When Mrs G rang her motor insurer to make a claim, she said her car had been involved in a minor accident. Her son had been driving and had hit a stationary vehicle while he was trying to park. This had happened outside her son's university hall of residence, in a city that was nearly 200 miles from where Mrs G lived.

Mrs G had added that her son had 'been parking in the same spot every day for months' and she said it was 'particularly annoying that he had an accident on the last day of term'. In the light of Mrs G's comments, the insurer rejected her claim and 'avoided' the policy (treated it as if it had never existed).

When Mrs G applied for the insurance, she had said she was the main driver and that her son only used the car 'very occasionally'. The insurer said it was now evident that her son was the main user of the vehicle and that Mrs G had been 'fronting'. This term is used to describe the situation where a car that will be used principally by an inexperienced driver is insured in the name of an experienced driver, in order to obtain a cheaper premium.

Mrs G thought the insurer was being unfair. She admitted 'lending' the car to her son so that he could use it while he was at university. However she said she had never heard of the concept of 'fronting' and she denied misleading the insurer when she took out the insurance.

When the insurer told her it was not prepared to reconsider its decision, Mrs G referred the matter to us.

complaint not upheld
We asked the insurer to send us a copy of the recording it had made of Mrs G's phone call, when she applied for the policy. We noted that during that call, the insurer had asked her a series of clearly-worded questions. Her answers were equally clear and unambiguous and established that she was the main driver of the car.
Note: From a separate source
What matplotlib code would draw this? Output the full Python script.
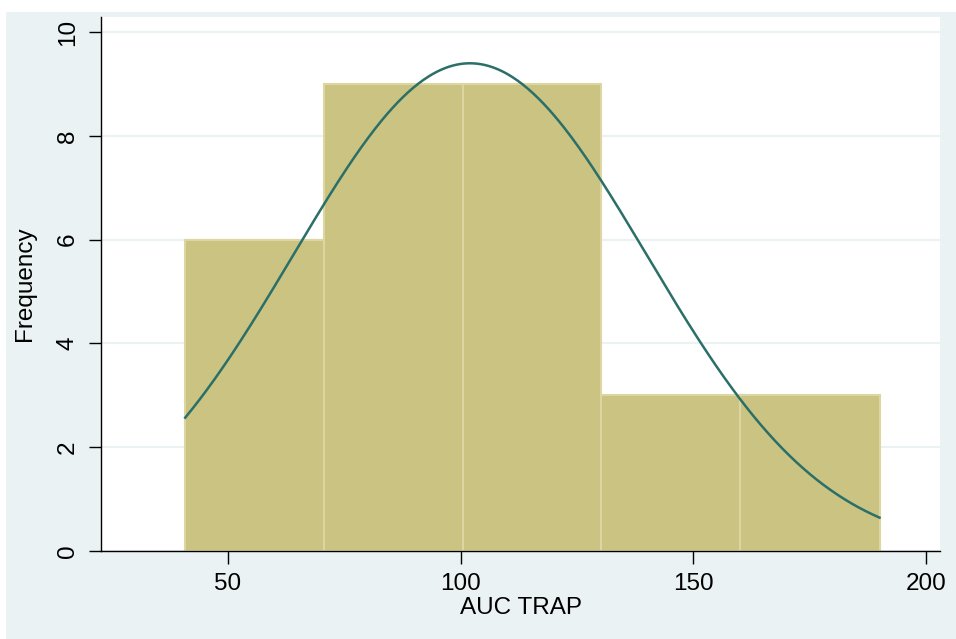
import numpy as np
import matplotlib
matplotlib.use("Agg")
import matplotlib.pyplot as plt
from matplotlib.patches import Rectangle

plt.rcParams['font.family'] = ['Liberation Sans', 'DejaVu Sans']

# histogram bins (AUC TRAP) and counts
bin_edges = [40.8, 70.6, 100.4, 130.2, 160.1, 190.0]
counts = [6, 9, 9, 3, 3]
# fitted normal curve parameters
mu = 102.0
sigma = 38.0

x_ticks = [50, 100, 150, 200]
y_ticks = [0, 2, 4, 6, 8, 10]

panel_bg = "#eaf2f3"
bar_color = "#cbc381"
bar_edge = "#ddd6a2"
curve_color = "#2b6f69"

fig = plt.figure(figsize=(9.56, 6.39), dpi=100, facecolor="white")
fig.add_artist(Rectangle((6 / 956, 0), 1, 1 - 12 / 639, transform=fig.transFigure,
                         facecolor=panel_bg, edgecolor="none", zorder=-10))

ax = fig.add_axes([101 / 956, 1 - 551 / 639, (940 - 101) / 956, (551 - 17) / 639])
ax.set_facecolor("white")

widths = np.diff(bin_edges)
ax.bar(bin_edges[:-1], counts, width=widths, align="edge", color=bar_color,
       edgecolor=bar_edge, linewidth=1.5, zorder=2)

n = sum(counts)
bw = float(np.mean(widths))
xs = np.linspace(bin_edges[0], bin_edges[-1], 400)
ys = n * bw * np.exp(-0.5 * ((xs - mu) / sigma) ** 2) / (sigma * np.sqrt(2 * np.pi))
ax.plot(xs, ys, color=curve_color, linewidth=1.8, zorder=3)

ax.set_xlim(22.7, 203.0)
ax.set_ylim(0, 10.29)
ax.set_xticks(x_ticks)
ax.set_yticks(y_ticks)
ax.set_yticklabels([str(v) for v in y_ticks], rotation=90, va="center")
ax.yaxis.grid(True, color=panel_bg, linewidth=1.5, zorder=0)
ax.set_axisbelow(True)

for s in ["top", "right"]:
    ax.spines[s].set_visible(False)
for s in ["left", "bottom"]:
    ax.spines[s].set_color("black")
    ax.spines[s].set_linewidth(1.0)
ax.tick_params(axis="both", direction="out", length=9, width=1, color="black",
               labelsize=17.5, pad=7)

ax.set_xlabel("AUC TRAP", fontsize=17.5, labelpad=1)
ax.set_ylabel("Frequency", fontsize=17.5, labelpad=15)

fig.savefig("out.png", dpi=100, facecolor=fig.get_facecolor())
Towards the end of the call, the insurer had explained the reason for the questions and had said 'We do have to ask these things. People sometimes don't realise that they can't just insure a vehicle in their own name and then let a son or daughter drive it all the time'.

We concluded that Mrs G had misrepresented the true situation when she took out the policy and we considered this to be a clear example of fronting.

The information on which the insurer had agreed to provide the insurance policy had been incorrect. The insurer was therefore entitled to decline Mrs G's claim and to 'avoid' the policy. We did not uphold the complaint.

97/4
insurer refuses to pay claim for theft of consumer's laptop from his daughter's student accommodation

Mr V complained when his insurer refused to pay out on a claim he made under his home contents policy. He had told the insurer he wanted to claim for his laptop, which had been stolen from the shared flat that his student daughter rented while she was at university.

In response to questions from the insurer, Mr V had confirmed that the laptop was his property - not his daughter's. He said the laptop was less than a year old and he had lent it to his daughter while she was studying for her degree.

The insurer asked if he could produce a receipt for the laptop but Mr V said he had not kept it.

When the insurer refused to pay the claim, Mr V complained that it was treating him 'unfairly and unreasonably'. He also said he was 'insulted' that the insurer had doubted his integrity by asking to see a receipt.

The insurer said the circumstances of the claim suggested that the laptop belonged to his daughter - not to him. Since the policy did not cover his daughter's possessions at her term-time address, the insurer was not prepared to pay the claim. Mr V then referred his complaint to us.

complaint not upheld
After looking carefully at the circumstances of the claim - and at the information provided by both Mr V and the insurer - we concluded that it had not been unreasonable of the insurer to ask for some proof of ownership.

We explained this to Mr V and asked him whether, as he had said he did not have a receipt, he could produce anything else which might prove that the laptop was his property. We suggested that he might, for example, have a credit card statement showing the purchase. However, Mr V said he was unable to remember how he had paid for the laptop and had not kept any related documents.

We thought it unusual that he should not have kept any documents that could help prove his ownership of the laptop. It was a relatively expensive model and he had said it was less than a year old, so it would still have been under warranty.

In all the circumstances - and given that Mr V could not show that he was the owner of the laptop - we decided that the insurer had not acted unfairly by rejecting the claim. We did not uphold the complaint.

97/5
student complains about insurer's refusal to pay claim for the theft of her bike

Miss E's bicycle was stolen just a few weeks after she had started back at university. She had an insurance policy that covered her bike in case of theft or damage, so she was very surprised when the insurer refused to pay out on her claim.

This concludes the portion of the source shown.